NEPAL - The cause of poultry deaths has been identified as Newcastle disease. It had been feared that the mortality was caused by highly pathogenic avian influenza (HPAI).

The Ministry of Agriculture and Co-operatives (MoAC) in Nepal has clarified that the mass death of chickens in two poultry farms in Morang district was due to Newcastle disease, commonly known as ranikhet, reports myrepublica.com.

The ministry's explanation came amid widespread fear among the public about possible outbreak of bird flu in Tankisinuwari area where the farms are located.

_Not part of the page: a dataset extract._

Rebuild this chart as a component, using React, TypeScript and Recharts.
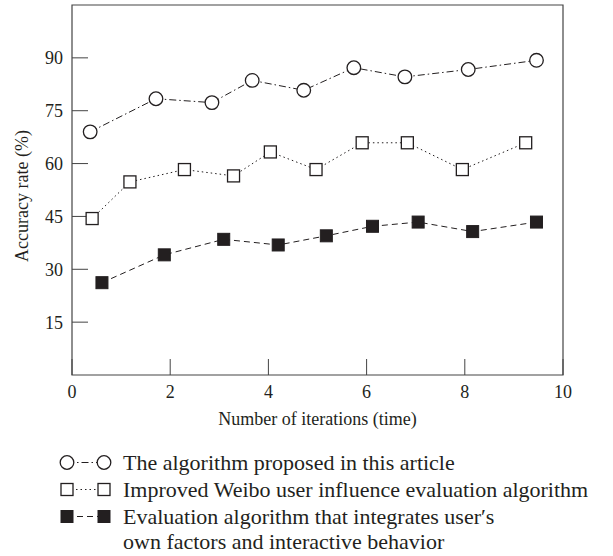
import React from 'react';
import { LineChart, Line, XAxis, YAxis, Legend, ReferenceArea } from 'recharts';

const INK = '#231f20';
const FRAME = '#444444';
const FONT = '"Liberation Serif", "Times New Roman", serif';

// tick values
const xTicks = [0, 2, 4, 6, 8, 10];
const yTicks = [15, 30, 45, 60, 75, 90];

// series values (x = iterations, y = accuracy %)
const proposedX = [0.37, 1.71, 2.85, 3.67, 4.72, 5.74, 6.78, 8.07, 9.46];
const proposedY = [69.0, 78.4, 77.3, 83.6, 80.8, 87.2, 84.6, 86.7, 89.3];

const weiboX = [0.41, 1.18, 2.29, 3.29, 4.04, 4.97, 5.91, 6.83, 7.95, 9.24];
const weiboY = [44.4, 54.8, 58.3, 56.5, 63.3, 58.3, 65.9, 65.9, 58.3, 65.9];

const integratedX = [0.61, 1.88, 3.09, 4.2, 5.18, 6.12, 7.05, 8.16, 9.46];
const integratedY = [26.2, 34.1, 38.5, 36.9, 39.5, 42.2, 43.4, 40.7, 43.4];

const legendLabels = [
  ['The algorithm proposed in this article'],
  ['Improved Weibo user influence evaluation algorithm'],
  ['Evaluation algorithm that integrates user\u2032s', 'own factors and interactive behavior'],
];

const zip = (xs: number[], ys: number[]) => xs.map((x, i) => ({ x, y: ys[i] }));

const proposedData = zip(proposedX, proposedY);
const weiboData = zip(weiboX, weiboY);
const integratedData = zip(integratedX, integratedY);

type Marker = 'circle' | 'square' | 'filled';

function drawMarker(kind: Marker, cx: number, cy: number, key?: string | number) {
  if (kind === 'circle') {
    return <circle key={key} cx={cx} cy={cy} r={6.8} fill="#fff" stroke={INK} strokeWidth={1.3} />;
  }
  if (kind === 'square') {
    return <rect key={key} x={cx - 6} y={cy - 6} width={12} height={12} fill="#fff" stroke={INK} strokeWidth={1.3} />;
  }
  return <rect key={key} x={cx - 6} y={cy - 6} width={12} height={12} fill={INK} stroke={INK} strokeWidth={1} />;
}

const dotFor = (kind: Marker) => (props: any) => drawMarker(kind, props.cx, props.cy, props.index);

const legendSeries: { marker: Marker; dash: string }[] = [
  { marker: 'circle', dash: '7 3 1.5 3' },
  { marker: 'square', dash: '1.5 3' },
  { marker: 'filled', dash: '6 4' },
];

function renderLegend() {
  return (
    <div style={{ fontFamily: FONT, fontSize: 22, color: INK, lineHeight: '27px' }}>
      {legendSeries.map((s, i) => (
        <div key={i} style={{ display: 'flex', alignItems: 'flex-start' }}>
          <svg width={65} height={27} style={{ flex: 'none' }}>
            <line x1={9} y1={13.5} x2={46} y2={13.5} stroke={INK} strokeWidth={1} strokeDasharray={s.dash} />
            {drawMarker(s.marker, 9, 13.5)}
            {drawMarker(s.marker, 46, 13.5)}
          </svg>
          <div>
            {legendLabels[i].map((t, j) => (
              <div key={j} style={{ whiteSpace: 'nowrap', lineHeight: j > 0 ? '23px' : '27px' }}>{t}</div>
            ))}
          </div>
        </div>
      ))}
    </div>
  );
}

function YLabel(props: any) {
  const vb = props.viewBox;
  const cx = vb.x + 22;
  const cy = vb.y + vb.height / 2 + 6;
  return (
    <text
      x={cx}
      y={cy}
      transform={`rotate(-90 ${cx} ${cy})`}
      textAnchor="middle"
      dominantBaseline="central"
      fill={INK}
      fontSize={18}
      fontFamily={FONT}
    >
      Accuracy rate (%)
    </text>
  );
}

export default function App() {
  return (
    <div style={{ position: 'absolute', left: 0, top: 0, background: '#fff' }}>
      <LineChart width={613} height={556} margin={{ top: 5, right: 50, left: 0, bottom: 121 }}>
        <XAxis
          dataKey="x"
          type="number"
          domain={[0, 10]}
          ticks={xTicks}
          axisLine={false}
          tickSize={-16}
          tickMargin={26}
          tickLine={{ stroke: FRAME }}
          tick={{ fill: INK, fontSize: 18, fontFamily: FONT }}
          height={60}
          label={{ value: 'Number of iterations (time)', position: 'insideBottom', offset: 10, fill: INK, fontSize: 18, fontFamily: FONT }}
        />
        <YAxis
          type="number"
          domain={[0, 105]}
          ticks={yTicks}
          axisLine={false}
          tickSize={-16}
          tickMargin={25}
          tickLine={{ stroke: FRAME }}
          tick={{ fill: INK, fontSize: 18, fontFamily: FONT }}
          width={72}
          label={{ content: YLabel }}
        />
        <ReferenceArea x1={0} x2={10} y1={0} y2={105} fill="none" stroke={FRAME} strokeWidth={1.2} />
        <Line data={proposedData} dataKey="y" stroke={INK} strokeWidth={1} strokeDasharray="7 3 1.5 3" dot={dotFor('circle')} isAnimationActive={false} />
        <Line data={weiboData} dataKey="y" stroke={INK} strokeWidth={1} strokeDasharray="1.5 3" dot={dotFor('square')} isAnimationActive={false} />
        <Line data={integratedData} dataKey="y" stroke={INK} strokeWidth={1} strokeDasharray="6 4" dot={dotFor('filled')} isAnimationActive={false} />
        <Legend
          layout="horizontal"
          verticalAlign="middle"
          align="center"
          content={renderLegend}
          wrapperStyle={{ top: 449, left: 58, width: 555, height: 'auto' }}
        />
      </LineChart>
    </div>
  );
}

"All samples of dead chickens brought from those farms tested negative for bird flu during tests at the Central Laboratory in Tripureshwar on 1 March. The chickens died of infection by Newcastle disease which is caused by Paramixo virus," Dr Hari Dahal, spokesperson of the ministry told myrepublica.com.

Those samples had tested negative for bird flu during the test at regional lab in Biratnagar on 28 February.

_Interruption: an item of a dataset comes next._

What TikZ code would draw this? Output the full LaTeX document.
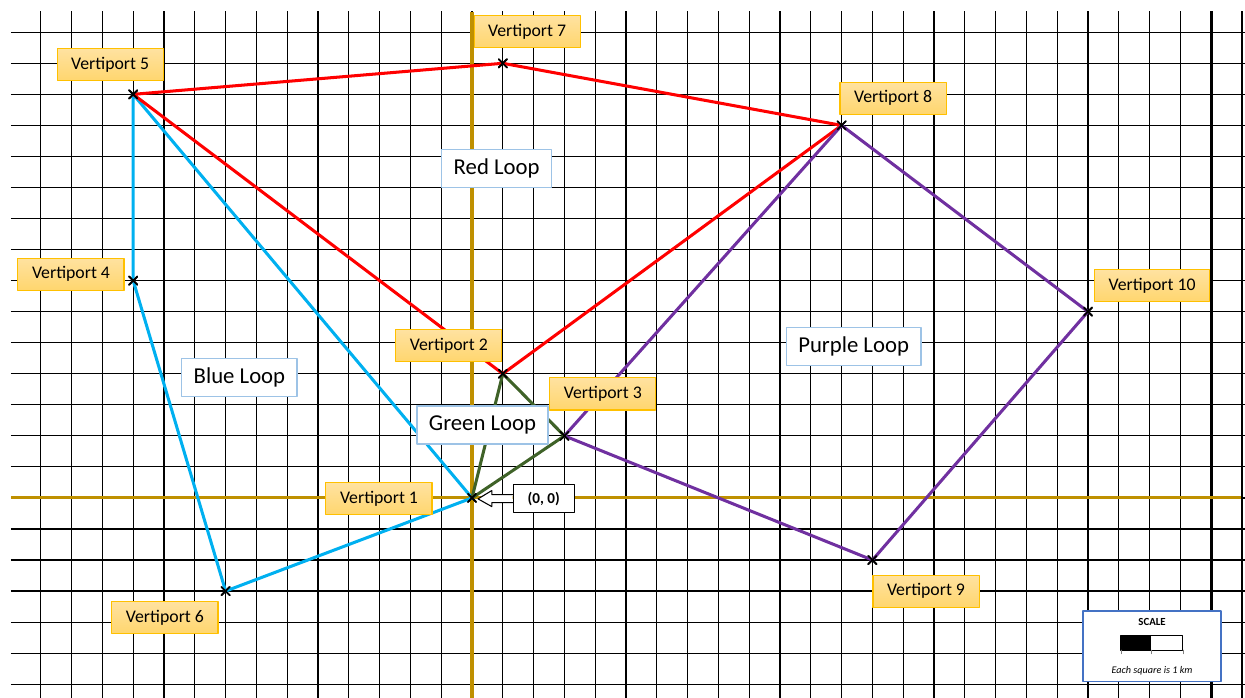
\documentclass[tikz,border=0pt]{standalone}
\usepackage{fontspec}
\setmainfont{Carlito}
\usepackage{tikz}
\usetikzlibrary{calc,shapes.misc}
\definecolor{loopred}{HTML}{FF0000}
\definecolor{loopblue}{HTML}{00B0F0}
\definecolor{loopgreen}{HTML}{3F6228}
\definecolor{looppurple}{HTML}{7030A0}
\definecolor{axisgold}{HTML}{BF9000}
\definecolor{labtop}{HTML}{FFE2A0}
\definecolor{labbot}{HTML}{FFD66E}
\definecolor{labedge}{HTML}{FFC000}
\definecolor{boxedge}{HTML}{9DC3E6}
\definecolor{scaleedge}{HTML}{4472C4}
\tikzset{
    portlab/.style={
        draw=labedge, top color=labtop, bottom color=labbot, line width=0.5pt,
        font=\fontsize{8.2}{10}\selectfont,
        inner xsep=6.5pt, minimum height=0.52cm
    },
    looplab/.style={
        draw=boxedge, fill=white, line width=0.6pt,
        font=\fontsize{10.5}{12}\selectfont,
        inner xsep=5.5pt, minimum height=0.62cm
    },
    port/.style={
        cross out, draw=black, line width=0.8pt, minimum size=3pt, inner sep=0pt
    },
    route/.style={
        line width=1.4pt
    }
}

\begin{document}
\begin{tikzpicture}[x=0.5cm,y=0.504cm, line cap=round, line join=round]

\useasboundingbox (-15.325,-6.441) rectangle (25.097,16.039);

\def\gxl{-14.97}
\def\gxr{25.1}
\def\gyt{15.68}
\def\gyb{-6.45}

% grid, one square is 1 km
\foreach \x in {-14,...,25} {
  \draw[line width=0.55pt, line cap=butt] (\x,\gyt) -- (\x,\gyb);
}
\foreach \y in {-6,...,15} {
  \draw[line width=0.55pt, line cap=butt] (\gxl,\y) -- (\gxr,\y);
}
\draw[line width=1.5pt, line cap=butt] (24,\gyt) -- (24,\gyb);

% axes
\draw[axisgold, line width=1.4pt, line cap=butt] (\gxl,0) -- (24.98,0);
\draw[axisgold, line width=1.4pt, line cap=butt] (0,15.64) -- (0,\gyb);

% vertiports
\node[port] (v1) at (0,0) {};
\node[port] (v2) at (1,4) {};
\node[port] (v3) at (3,2) {};
\node[port] (v4) at (-11,7) {};
\node[port] (v5) at (-11,13) {};
\node[port] (v6) at (-8,-3) {};
\node[port] (v7) at (1,14) {};
\node[port] (v8) at (12,12) {};
\node[port] (v9) at (13,-2) {};
\node[port] (v10) at (20,6) {};

% Blue loop: 5-4-6-1
\draw[route, loopblue] (v5.center) -- (v4.center) -- (v6.center) -- (v1.center) -- cycle;

% Red loop: 5-7-8-2
\draw[route, loopred] (v5.center) -- (v7.center) -- (v8.center) -- (v2.center) -- cycle;

% Green loop: 1-2-3
\draw[route, loopgreen] (v1.center) -- (v2.center) -- (v3.center) -- cycle;

% Purple loop: 3-8-10-9
\draw[route, looppurple] (v3.center) -- (v8.center) -- (v10.center) -- (v9.center) -- cycle;

% crosses back on top
\foreach \p in {v1,v2,v3,v4,v5,v6,v7,v8,v9,v10} {
  \node[port] at (\p) {};
}

% labels
\node[portlab] (l1) at (-3.02,-0.03) {Vertiport 1};
\node[portlab] (l2) at (-0.75,4.90) {Vertiport 2};
\node[portlab] (l3) at (4.25,3.35) {Vertiport 3};
\node[portlab] (l4) at (-13.02,7.21) {Vertiport 4};
\node[portlab] (l5) at (-11.75,13.95) {Vertiport 5};
\node[portlab] (l6) at (-9.97,-3.85) {Vertiport 6};
\node[portlab] (l7) at (1.79,15.02) {Vertiport 7};
\node[portlab] (l8) at (13.67,12.88) {Vertiport 8};
\node[portlab] (l9) at (14.74,-3.0) {Vertiport 9};
\node[portlab] (l10) at (22.08,6.83) {Vertiport 10};

\node[looplab] (redloop) at (0.80,10.61) {Red Loop};
\node[looplab] (blueloop) at (-7.55,3.88) {Blue Loop};
\node[looplab] (greenloop) at (0.34,2.35) {Green Loop};
\node[looplab] (purpleloop) at (12.39,4.88) {Purple Loop};

% origin callout
\node[draw=black, fill=white, line width=0.5pt, minimum width=0.99cm, minimum height=0.44cm,
      font=\bfseries\fontsize{7}{8}\selectfont] (orig) at (2.33,-0.02) {(0, 0)};
\coordinate (otip) at (0.195,-0.03);
\draw[fill=white, line width=0.5pt]
  ($(orig.west)+(0,0.065cm)$) -- ++(-0.34cm,0) -- ++(0,0.065cm) -- (otip)
  -- ($(orig.west)+(-0.34cm,-0.13cm)$) -- ++(0,0.065cm) -- ($(orig.west)+(0,-0.065cm)$);

% scale box
\node[draw=scaleedge, fill=white, line width=0.6pt, minimum width=2.24cm, minimum height=1.15cm] (scale) at (22.08,-4.78) {};
\node[font=\bfseries\fontsize{5}{6}\selectfont] (scaletitle) at (22.08,-4.0) {SCALE};
\fill[black] (21.07,-4.44) rectangle (22.05,-4.90);
\draw[line width=0.5pt] (21.07,-4.44) rectangle (23.08,-4.90);
\foreach \x in {21.07,22.05,23.08} {
  \draw[line width=0.3pt, gray] (\x,-4.90) -- (\x,-5.02);
}
\node[font=\itshape\fontsize{4.7}{6}\selectfont] (scalenote) at (22.08,-5.57) {Each square is 1 km};

\end{tikzpicture}
\end{document}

Dr Dahal also informed that Biratnagar-based Regional Livestock Directorate confirmed death of 380 chickens in two commercial farms with report of 70 more sick chickens.

Media reports on 28 February said more than 1,000 poultry died in two days in the commercial farms run by Dinesh Sitaula and Kiran Kafle of Tankisinuwari-4 of Morang district.

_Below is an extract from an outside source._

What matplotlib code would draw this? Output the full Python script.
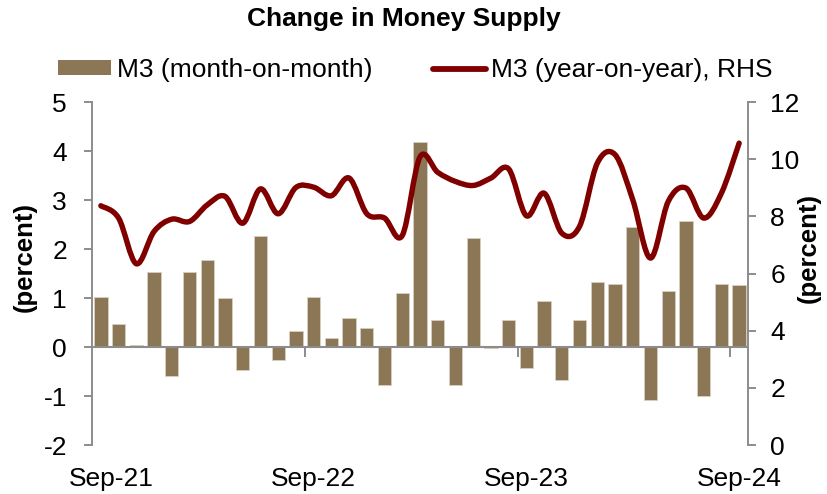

Local people were panicked as the word of mass death of chickens spread as they feared it could be bird flu. Bird flu was found in Jhapa district one and a half months ago. They had demanded explanation from the government over last week's poultry deaths.

The owners of the farms have claimed that they suffered a loss of about 200,000 rupees with the death of chickens. A team of veterinary technicians from regional laboratory in Biratnagar had collected the samples and conducted immediate test before sending them to Kathmandu for further investigation, according to myrepublica.com.